GIVEN REQUEST
Give back every line exactly as it appears, pictures excluded.

start

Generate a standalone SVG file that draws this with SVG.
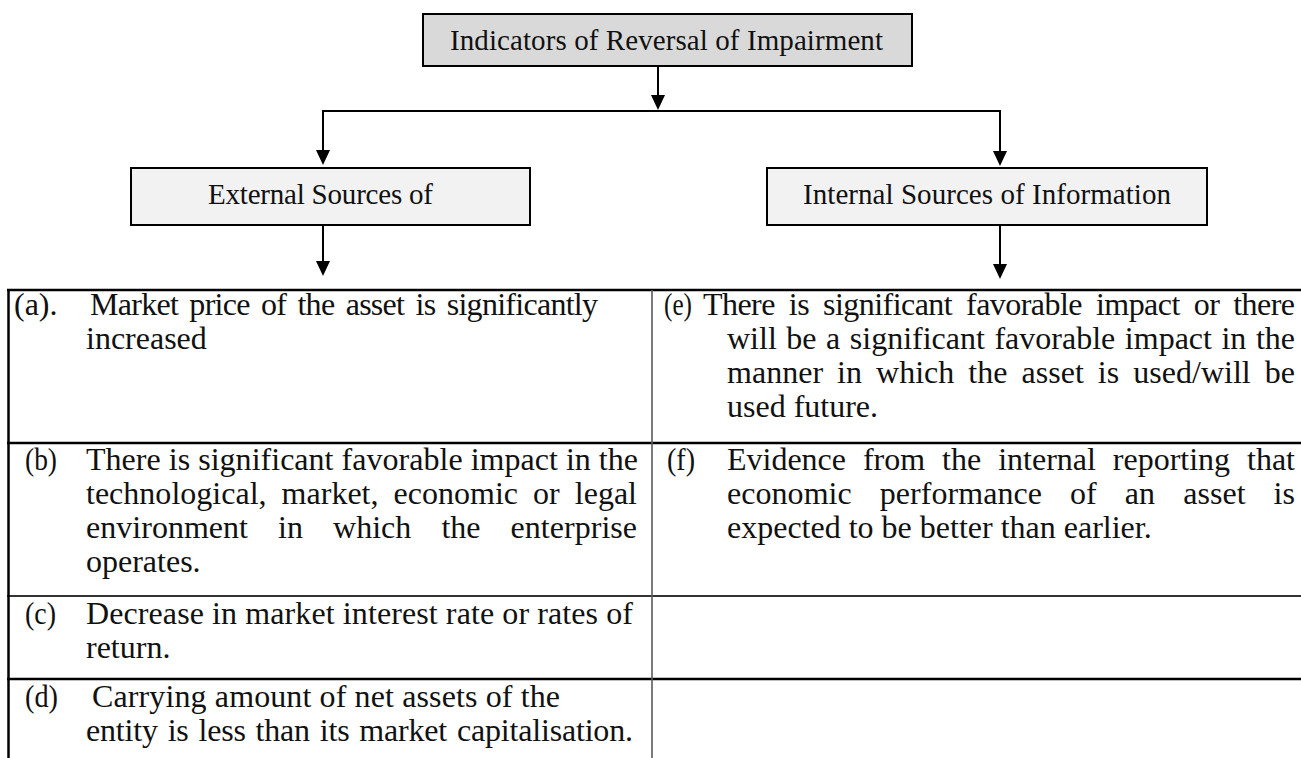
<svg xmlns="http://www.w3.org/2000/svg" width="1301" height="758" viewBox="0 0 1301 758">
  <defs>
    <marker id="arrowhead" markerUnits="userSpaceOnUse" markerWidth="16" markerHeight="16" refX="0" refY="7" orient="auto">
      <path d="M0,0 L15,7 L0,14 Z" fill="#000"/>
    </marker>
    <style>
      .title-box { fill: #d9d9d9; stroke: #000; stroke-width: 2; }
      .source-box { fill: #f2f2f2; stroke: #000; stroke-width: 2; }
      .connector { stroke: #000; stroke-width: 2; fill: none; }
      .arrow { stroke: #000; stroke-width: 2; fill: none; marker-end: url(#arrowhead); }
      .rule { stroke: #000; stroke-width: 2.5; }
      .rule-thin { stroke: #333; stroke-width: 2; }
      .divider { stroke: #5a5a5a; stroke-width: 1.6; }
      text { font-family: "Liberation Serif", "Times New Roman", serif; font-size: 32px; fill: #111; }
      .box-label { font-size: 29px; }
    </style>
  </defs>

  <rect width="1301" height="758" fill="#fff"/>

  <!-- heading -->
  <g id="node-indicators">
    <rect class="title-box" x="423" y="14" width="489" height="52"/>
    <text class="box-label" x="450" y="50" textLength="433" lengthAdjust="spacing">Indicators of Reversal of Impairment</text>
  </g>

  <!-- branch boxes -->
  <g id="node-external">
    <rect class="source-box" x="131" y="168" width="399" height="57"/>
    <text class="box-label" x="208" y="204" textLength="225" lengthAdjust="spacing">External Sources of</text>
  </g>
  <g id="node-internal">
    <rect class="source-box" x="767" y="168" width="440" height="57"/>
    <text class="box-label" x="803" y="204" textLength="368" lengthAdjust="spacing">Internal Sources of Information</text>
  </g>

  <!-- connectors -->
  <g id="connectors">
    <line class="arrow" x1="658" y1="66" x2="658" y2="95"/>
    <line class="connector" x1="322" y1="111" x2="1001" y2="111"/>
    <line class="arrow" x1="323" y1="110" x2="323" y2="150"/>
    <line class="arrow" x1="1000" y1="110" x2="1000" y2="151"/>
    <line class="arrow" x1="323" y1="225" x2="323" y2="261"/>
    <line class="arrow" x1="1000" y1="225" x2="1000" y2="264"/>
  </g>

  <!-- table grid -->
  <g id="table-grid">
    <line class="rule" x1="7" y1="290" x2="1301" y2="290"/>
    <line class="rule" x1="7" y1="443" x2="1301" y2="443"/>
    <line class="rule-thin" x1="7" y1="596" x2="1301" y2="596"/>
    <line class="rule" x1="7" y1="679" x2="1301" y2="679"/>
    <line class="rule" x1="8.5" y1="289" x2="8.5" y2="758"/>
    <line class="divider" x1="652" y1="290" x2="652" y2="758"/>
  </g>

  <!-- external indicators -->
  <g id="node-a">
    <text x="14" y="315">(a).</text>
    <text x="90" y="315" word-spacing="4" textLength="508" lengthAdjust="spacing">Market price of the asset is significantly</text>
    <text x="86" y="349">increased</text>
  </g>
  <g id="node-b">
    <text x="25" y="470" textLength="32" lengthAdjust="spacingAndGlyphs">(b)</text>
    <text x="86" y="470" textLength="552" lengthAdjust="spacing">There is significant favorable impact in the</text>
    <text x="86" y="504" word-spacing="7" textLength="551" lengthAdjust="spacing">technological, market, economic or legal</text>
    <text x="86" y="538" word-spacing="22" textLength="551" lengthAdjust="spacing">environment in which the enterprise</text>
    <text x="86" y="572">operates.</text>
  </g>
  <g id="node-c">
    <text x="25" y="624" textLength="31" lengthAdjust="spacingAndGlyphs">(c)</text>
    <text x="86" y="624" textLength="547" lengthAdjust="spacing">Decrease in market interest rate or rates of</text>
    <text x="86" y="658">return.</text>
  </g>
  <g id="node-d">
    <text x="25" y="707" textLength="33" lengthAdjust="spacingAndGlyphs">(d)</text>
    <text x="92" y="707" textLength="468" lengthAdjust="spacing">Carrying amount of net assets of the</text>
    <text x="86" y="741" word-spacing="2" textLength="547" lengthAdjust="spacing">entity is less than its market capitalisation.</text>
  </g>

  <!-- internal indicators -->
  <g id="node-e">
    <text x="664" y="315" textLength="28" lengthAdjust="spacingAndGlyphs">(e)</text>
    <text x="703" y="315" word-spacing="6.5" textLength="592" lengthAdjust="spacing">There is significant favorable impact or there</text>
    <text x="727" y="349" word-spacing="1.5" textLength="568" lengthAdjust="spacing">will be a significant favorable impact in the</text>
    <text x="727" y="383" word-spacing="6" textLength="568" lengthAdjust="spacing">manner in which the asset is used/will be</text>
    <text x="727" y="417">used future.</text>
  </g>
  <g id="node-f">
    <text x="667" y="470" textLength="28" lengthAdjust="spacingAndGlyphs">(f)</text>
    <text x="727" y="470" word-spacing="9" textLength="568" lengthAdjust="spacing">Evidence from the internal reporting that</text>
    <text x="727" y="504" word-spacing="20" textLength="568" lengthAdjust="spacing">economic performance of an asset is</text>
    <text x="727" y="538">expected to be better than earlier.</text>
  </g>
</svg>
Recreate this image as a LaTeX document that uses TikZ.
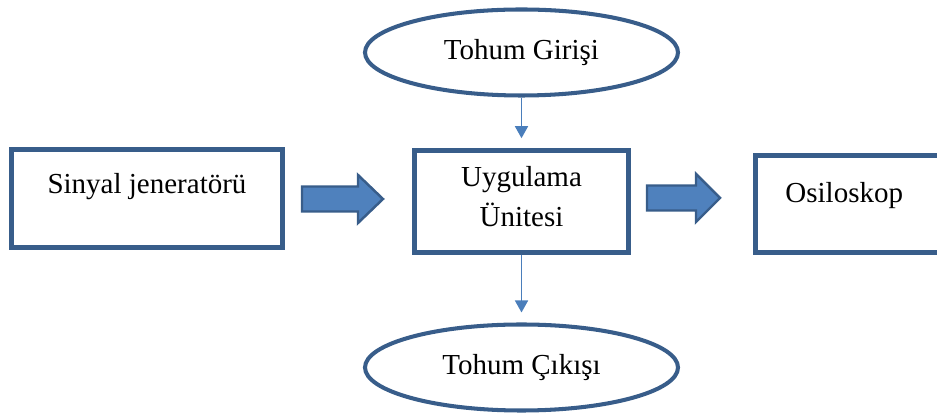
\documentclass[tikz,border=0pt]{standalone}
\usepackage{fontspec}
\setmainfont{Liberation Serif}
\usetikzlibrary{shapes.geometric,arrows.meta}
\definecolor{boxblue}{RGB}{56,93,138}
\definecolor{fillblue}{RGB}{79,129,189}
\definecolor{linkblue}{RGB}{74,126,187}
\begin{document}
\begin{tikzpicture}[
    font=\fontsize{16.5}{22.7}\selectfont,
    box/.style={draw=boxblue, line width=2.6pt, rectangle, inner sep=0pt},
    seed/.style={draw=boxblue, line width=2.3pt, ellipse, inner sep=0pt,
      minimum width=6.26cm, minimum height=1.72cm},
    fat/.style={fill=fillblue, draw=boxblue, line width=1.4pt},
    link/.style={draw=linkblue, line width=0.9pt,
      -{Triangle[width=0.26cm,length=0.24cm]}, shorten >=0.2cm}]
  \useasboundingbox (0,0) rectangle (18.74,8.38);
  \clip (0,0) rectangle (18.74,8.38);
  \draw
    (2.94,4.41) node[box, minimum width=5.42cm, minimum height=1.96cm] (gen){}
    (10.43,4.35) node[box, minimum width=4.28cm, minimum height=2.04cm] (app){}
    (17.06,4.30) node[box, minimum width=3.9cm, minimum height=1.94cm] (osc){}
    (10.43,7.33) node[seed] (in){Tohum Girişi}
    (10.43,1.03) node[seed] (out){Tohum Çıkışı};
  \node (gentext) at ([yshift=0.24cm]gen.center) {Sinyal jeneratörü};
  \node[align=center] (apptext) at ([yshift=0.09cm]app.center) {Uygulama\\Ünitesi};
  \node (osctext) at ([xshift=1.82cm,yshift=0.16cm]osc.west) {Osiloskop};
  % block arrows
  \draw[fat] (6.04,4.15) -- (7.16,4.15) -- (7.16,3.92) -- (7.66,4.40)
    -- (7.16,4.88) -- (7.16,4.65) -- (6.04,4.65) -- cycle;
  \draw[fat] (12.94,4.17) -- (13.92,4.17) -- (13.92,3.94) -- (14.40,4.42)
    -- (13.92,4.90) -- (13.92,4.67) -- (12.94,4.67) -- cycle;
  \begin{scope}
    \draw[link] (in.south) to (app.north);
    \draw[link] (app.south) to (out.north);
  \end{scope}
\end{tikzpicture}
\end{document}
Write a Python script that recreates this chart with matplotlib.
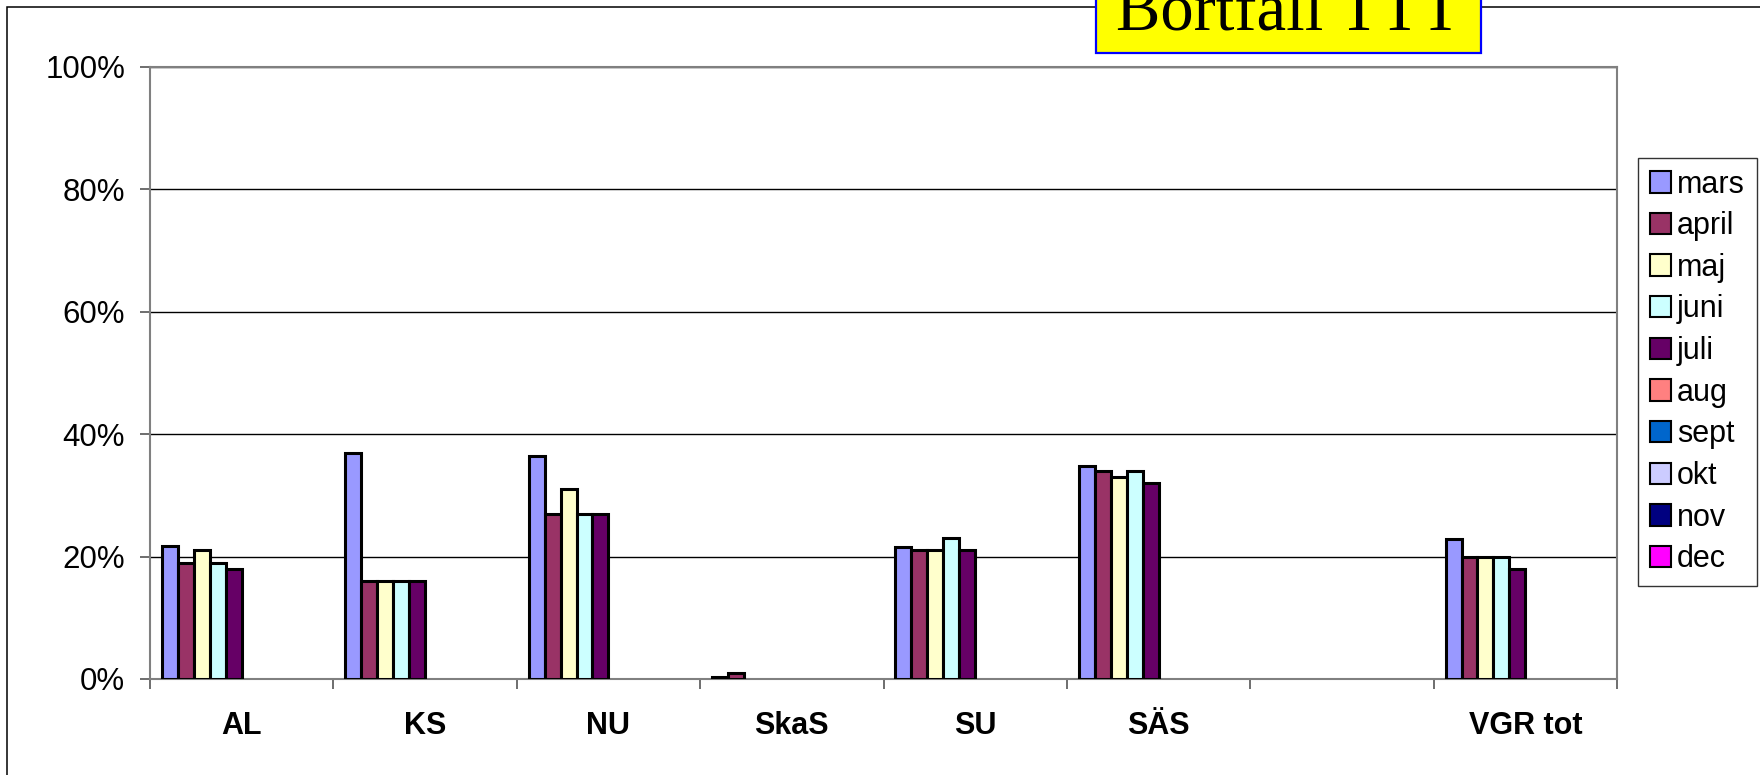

end

SOLUTION TO THE PROBLEM
Generate a standalone SVG file that draws this with SVG.
<svg xmlns="http://www.w3.org/2000/svg" width="1301" height="758" viewBox="0 0 1301 758">
  <defs>
    <marker id="arrowhead" markerUnits="userSpaceOnUse" markerWidth="16" markerHeight="16" refX="0" refY="7" orient="auto">
      <path d="M0,0 L15,7 L0,14 Z" fill="#000"/>
    </marker>
    <style>
      .title-box { fill: #d9d9d9; stroke: #000; stroke-width: 2; }
      .source-box { fill: #f2f2f2; stroke: #000; stroke-width: 2; }
      .connector { stroke: #000; stroke-width: 2; fill: none; }
      .arrow { stroke: #000; stroke-width: 2; fill: none; marker-end: url(#arrowhead); }
      .rule { stroke: #000; stroke-width: 2.5; }
      .rule-thin { stroke: #333; stroke-width: 2; }
      .divider { stroke: #5a5a5a; stroke-width: 1.6; }
      text { font-family: "Liberation Serif", "Times New Roman", serif; font-size: 32px; fill: #111; }
      .box-label { font-size: 29px; }
    </style>
  </defs>

  <rect width="1301" height="758" fill="#fff"/>

  <!-- heading -->
  <g id="node-indicators">
    <rect class="title-box" x="423" y="14" width="489" height="52"/>
    <text class="box-label" x="450" y="50" textLength="433" lengthAdjust="spacing">Indicators of Reversal of Impairment</text>
  </g>

  <!-- branch boxes -->
  <g id="node-external">
    <rect class="source-box" x="131" y="168" width="399" height="57"/>
    <text class="box-label" x="208" y="204" textLength="225" lengthAdjust="spacing">External Sources of</text>
  </g>
  <g id="node-internal">
    <rect class="source-box" x="767" y="168" width="440" height="57"/>
    <text class="box-label" x="803" y="204" textLength="368" lengthAdjust="spacing">Internal Sources of Information</text>
  </g>

  <!-- connectors -->
  <g id="connectors">
    <line class="arrow" x1="658" y1="66" x2="658" y2="95"/>
    <line class="connector" x1="322" y1="111" x2="1001" y2="111"/>
    <line class="arrow" x1="323" y1="110" x2="323" y2="150"/>
    <line class="arrow" x1="1000" y1="110" x2="1000" y2="151"/>
    <line class="arrow" x1="323" y1="225" x2="323" y2="261"/>
    <line class="arrow" x1="1000" y1="225" x2="1000" y2="264"/>
  </g>

  <!-- table grid -->
  <g id="table-grid">
    <line class="rule" x1="7" y1="290" x2="1301" y2="290"/>
    <line class="rule" x1="7" y1="443" x2="1301" y2="443"/>
    <line class="rule-thin" x1="7" y1="596" x2="1301" y2="596"/>
    <line class="rule" x1="7" y1="679" x2="1301" y2="679"/>
    <line class="rule" x1="8.5" y1="289" x2="8.5" y2="758"/>
    <line class="divider" x1="652" y1="290" x2="652" y2="758"/>
  </g>

  <!-- external indicators -->
  <g id="node-a">
    <text x="14" y="315">(a).</text>
    <text x="90" y="315" word-spacing="4" textLength="508" lengthAdjust="spacing">Market price of the asset is significantly</text>
    <text x="86" y="349">increased</text>
  </g>
  <g id="node-b">
    <text x="25" y="470" textLength="32" lengthAdjust="spacingAndGlyphs">(b)</text>
    <text x="86" y="470" textLength="552" lengthAdjust="spacing">There is significant favorable impact in the</text>
    <text x="86" y="504" word-spacing="7" textLength="551" lengthAdjust="spacing">technological, market, economic or legal</text>
    <text x="86" y="538" word-spacing="22" textLength="551" lengthAdjust="spacing">environment in which the enterprise</text>
    <text x="86" y="572">operates.</text>
  </g>
  <g id="node-c">
    <text x="25" y="624" textLength="31" lengthAdjust="spacingAndGlyphs">(c)</text>
    <text x="86" y="624" textLength="547" lengthAdjust="spacing">Decrease in market interest rate or rates of</text>
    <text x="86" y="658">return.</text>
  </g>
  <g id="node-d">
    <text x="25" y="707" textLength="33" lengthAdjust="spacingAndGlyphs">(d)</text>
    <text x="92" y="707" textLength="468" lengthAdjust="spacing">Carrying amount of net assets of the</text>
    <text x="86" y="741" word-spacing="2" textLength="547" lengthAdjust="spacing">entity is less than its market capitalisation.</text>
  </g>

  <!-- internal indicators -->
  <g id="node-e">
    <text x="664" y="315" textLength="28" lengthAdjust="spacingAndGlyphs">(e)</text>
    <text x="703" y="315" word-spacing="6.5" textLength="592" lengthAdjust="spacing">There is significant favorable impact or there</text>
    <text x="727" y="349" word-spacing="1.5" textLength="568" lengthAdjust="spacing">will be a significant favorable impact in the</text>
    <text x="727" y="383" word-spacing="6" textLength="568" lengthAdjust="spacing">manner in which the asset is used/will be</text>
    <text x="727" y="417">used future.</text>
  </g>
  <g id="node-f">
    <text x="667" y="470" textLength="28" lengthAdjust="spacingAndGlyphs">(f)</text>
    <text x="727" y="470" word-spacing="9" textLength="568" lengthAdjust="spacing">Evidence from the internal reporting that</text>
    <text x="727" y="504" word-spacing="20" textLength="568" lengthAdjust="spacing">economic performance of an asset is</text>
    <text x="727" y="538">expected to be better than earlier.</text>
  </g>
</svg>
Recreate this image as a LaTeX document that uses TikZ.
\documentclass[tikz,border=0pt]{standalone}
\usepackage{fontspec}
\setmainfont{Liberation Serif}
\usetikzlibrary{shapes.geometric,arrows.meta}
\definecolor{boxblue}{RGB}{56,93,138}
\definecolor{fillblue}{RGB}{79,129,189}
\definecolor{linkblue}{RGB}{74,126,187}
\begin{document}
\begin{tikzpicture}[
    font=\fontsize{16.5}{22.7}\selectfont,
    box/.style={draw=boxblue, line width=2.6pt, rectangle, inner sep=0pt},
    seed/.style={draw=boxblue, line width=2.3pt, ellipse, inner sep=0pt,
      minimum width=6.26cm, minimum height=1.72cm},
    fat/.style={fill=fillblue, draw=boxblue, line width=1.4pt},
    link/.style={draw=linkblue, line width=0.9pt,
      -{Triangle[width=0.26cm,length=0.24cm]}, shorten >=0.2cm}]
  \useasboundingbox (0,0) rectangle (18.74,8.38);
  \clip (0,0) rectangle (18.74,8.38);
  \draw
    (2.94,4.41) node[box, minimum width=5.42cm, minimum height=1.96cm] (gen){}
    (10.43,4.35) node[box, minimum width=4.28cm, minimum height=2.04cm] (app){}
    (17.06,4.30) node[box, minimum width=3.9cm, minimum height=1.94cm] (osc){}
    (10.43,7.33) node[seed] (in){Tohum Girişi}
    (10.43,1.03) node[seed] (out){Tohum Çıkışı};
  \node (gentext) at ([yshift=0.24cm]gen.center) {Sinyal jeneratörü};
  \node[align=center] (apptext) at ([yshift=0.09cm]app.center) {Uygulama\\Ünitesi};
  \node (osctext) at ([xshift=1.82cm,yshift=0.16cm]osc.west) {Osiloskop};
  % block arrows
  \draw[fat] (6.04,4.15) -- (7.16,4.15) -- (7.16,3.92) -- (7.66,4.40)
    -- (7.16,4.88) -- (7.16,4.65) -- (6.04,4.65) -- cycle;
  \draw[fat] (12.94,4.17) -- (13.92,4.17) -- (13.92,3.94) -- (14.40,4.42)
    -- (13.92,4.90) -- (13.92,4.67) -- (12.94,4.67) -- cycle;
  \begin{scope}
    \draw[link] (in.south) to (app.north);
    \draw[link] (app.south) to (out.north);
  \end{scope}
\end{tikzpicture}
\end{document}
Write a Python script that recreates this chart with matplotlib.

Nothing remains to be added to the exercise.